W nocy Rosjanie dokonali zmasowanego ataku za pomocą dronów Shahed i rakiet. Celowali w terytoria na zachodzie Ukrainy. Najwięcej pocisków i dronów wypuścili w kierunku Łucka i Lwowa. Ucierpiało także miasto Czerniowce.
Nocny atak trwał kilka godzin. Słychać było charakterystyczne dźwięk dronów Shahed, strzały obrony przeciwlotniczej, ale też szereg głośnych eksplozji.
Wielu mieszkańców Łucka noc spędziło w schronach. Władze donoszą o zniszczeniach w kilku lokacjach miasta - drony, bądź ich odłamki trafiły m.in. w budynek mieszkalny. Brak jest informacji o ofiarach cywilnych.
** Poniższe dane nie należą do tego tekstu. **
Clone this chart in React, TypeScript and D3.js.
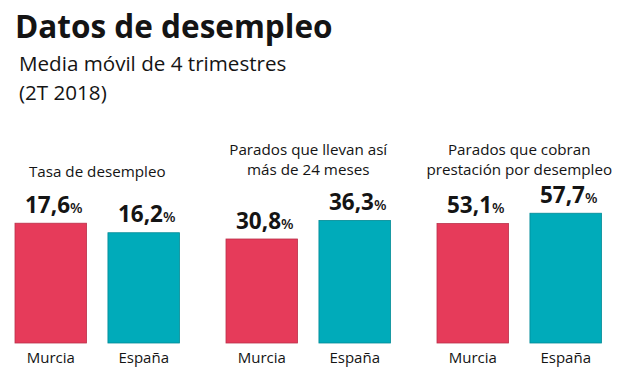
import React from "react";
import * as d3 from "d3";

// chart data
const regions = ["Murcia", "España"];
const panelTitles = [
    ["Tasa de desempleo"],
    ["Parados que llevan así", "más de 24 meses"],
    ["Parados que cobran", "prestación por desempleo"],
];
const murciaValues = [17.6, 30.8, 53.1];
const espanaValues = [16.2, 36.3, 57.7];
// each panel has its own scale in the original
const panelScaleMax = [19.1, 38.5, 57.8];

const WIDTH = 624;
const HEIGHT = 385;
const RED = "#e63b5a";
const TEAL = "#00abba";
const INK = "#141414";
const FONT = "'Open Sans', 'Noto Sans', sans-serif";

function fmt(v: number): string {
    return d3.format(".1f")(v).replace(".", ",");
}

export default function App(): JSX.Element {
    const baseline = 343;
    const barArea = 130;

    const panelX = d3.scaleBand<number>()
        .domain([0, 1, 2])
        .range([15, 15 + 211 * 3])
        .paddingInner(0);

    const panelWidth = 164.5;

    return (
        <div>
            <style>{`body{margin:0;background:#fff}`}</style>
            <svg width={WIDTH} height={HEIGHT} style={{display: "block"}} fontFamily={FONT}>
                <rect width={WIDTH} height={HEIGHT} fill="#fff"/>
                <text x={15} y={38} fontSize={31.5} fontWeight={700} fill={INK}>Datos de desempleo</text>
                <text x={19} y={71} fontSize={20.6} fill={INK}>Media móvil de 4 trimestres</text>
                <text x={19} y={100} fontSize={20.6} fill={INK}>(2T 2018)</text>

                {panelTitles.map((lines, i) => {
                    const x0 = panelX(i) || 0;
                    const x = d3.scaleBand<string>()
                        .domain(regions)
                        .range([x0, x0 + panelWidth])
                        .paddingInner(0.23)
                        .paddingOuter(0);
                    const y = d3.scaleLinear()
                        .domain([0, panelScaleMax[i]])
                        .range([baseline, baseline - barArea]);
                    const values = [murciaValues[i], espanaValues[i]];
                    const cx = x0 + panelWidth / 2;
                    const lastLine = i === 0 ? 177 : 174.5;
                    return (
                        <g key={i}>
                            {lines.map((line, j) => (
                                <text key={j} x={cx} y={lastLine - (lines.length - 1 - j) * 20}
                                      textAnchor="middle" fontSize={15.2} fill={INK}>{line}</text>
                            ))}
                            {regions.map((r, k) => {
                                const bx = x(r) || 0;
                                const bw = x.bandwidth();
                                const top = y(values[k]);
                                const color = k === 0 ? RED : TEAL;
                                return (
                                    <g key={r}>
                                        <rect x={bx} y={top} width={bw} height={baseline - top}
                                              fill={color} stroke={d3.color(color)!.darker(0.6).toString()}
                                              strokeWidth={0.8}/>
                                        <text x={bx + bw / 2 + 3} y={top - 10.5} textAnchor="middle" fill={INK}>
                                            <tspan fontSize={22.5} fontWeight={700}>{fmt(values[k])}</tspan>
                                            <tspan fontSize={14.5} fontWeight={600}>%</tspan>
                                        </text>
                                        <text x={bx + bw / 2} y={363} textAnchor="middle" fontSize={15}
                                              fill={INK}>{r}</text>
                                    </g>
                                );
                            })}
                        </g>
                    );
                })}
            </svg>
        </div>
    );
}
Podobna sytuacja panowała we Lwowie. Oba miasta oddalone są od granic z Polską o kilkadziesiąt kilometrów.
Trzecie atakowane w nocy ukraińskie miasto to Czerniowce przy granicy z Rumunią. Tam zginęło dwóch cywilów, a 14 zostało rannych. W sumie w nocy Rosjanie wypuścili kilkaset dronów i kilkanaście kierowanych rakiet.